PALABRA DE DIOS TODOS LOS DÍAS: EL CALENDARIO

La oración es el corazón de la vida de la Comunidad de Sant’Egidio, su primera “obra”. Cuando termina el día todas las Comunidades, tanto si son grandes como si son pequeñas, se reúnen alrededor del Señor para escuchar su Palabra y dirigirse a Él en su invocación. Los discípulos no pueden sino estar a los pies de Jesús, como María de Betania, para elegir la “mejor parte” (Lc 10,42) y aprender de Él sus mismos sentimientos (cfr. Flp 2,5).

Siempre que la Comunidad vuelve al Señor, hace suya la súplica del discípulo anónimo: “¡Señor, enséñanos a orar” (Lc 11,1). Y Jesús, maestro de oración, continúa contestando: “Cuando oréis, decid: Abbá, Padre”.

Cuando oramos, aunque lo hagamos dentro de nuestro corazón, nunca estamos aislados ni somos huérfanos, porque somos en todo momento miembros de la familia del Señor. En la oración común se ve claramente, además del misterio de la filiación, el de la fraternidad.

Las Comunidades de Sant'Egidio que hay por el mundo se reúnen en los distintos lugares que destinan a la oración y presentan al Señor las esperanzas y los dolores de los hombres y mujeres “vejados y abatidos” de los que habla el Evangelio (Mt 9,37). En aquella gente de entonces se incluyen los habitantes de las ciudades contemporáneas, los pobres que son marginados de la vida, todos aquellos que esperan que alguien les contrate (cfr. Mt 20).

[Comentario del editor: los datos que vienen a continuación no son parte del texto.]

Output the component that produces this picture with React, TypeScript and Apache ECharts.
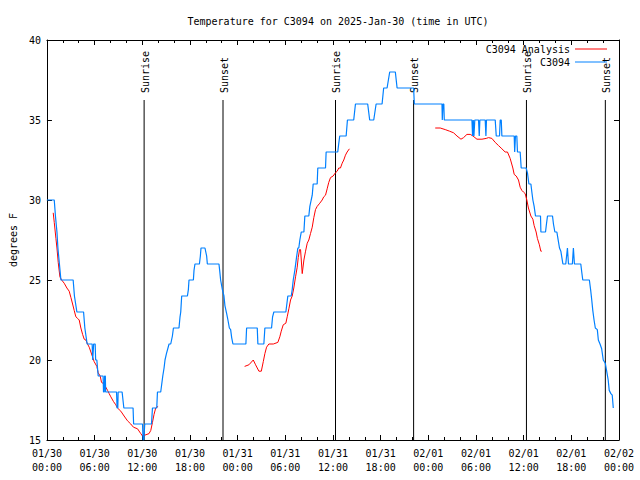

La oración común recoge el grito, la aspiración, el deseo de paz, de curación, de sentido de la vida y de salvación que hay en los hombres y las mujeres de este mundo. La oración nunca es vacía. Sube incesante al Señor para que el llanto se transforme en alegría, la desesperación en felicidad, la angustia en esperanza y la soledad en comunión. Y para que el Reino de Dios llegue pronto a los hombres.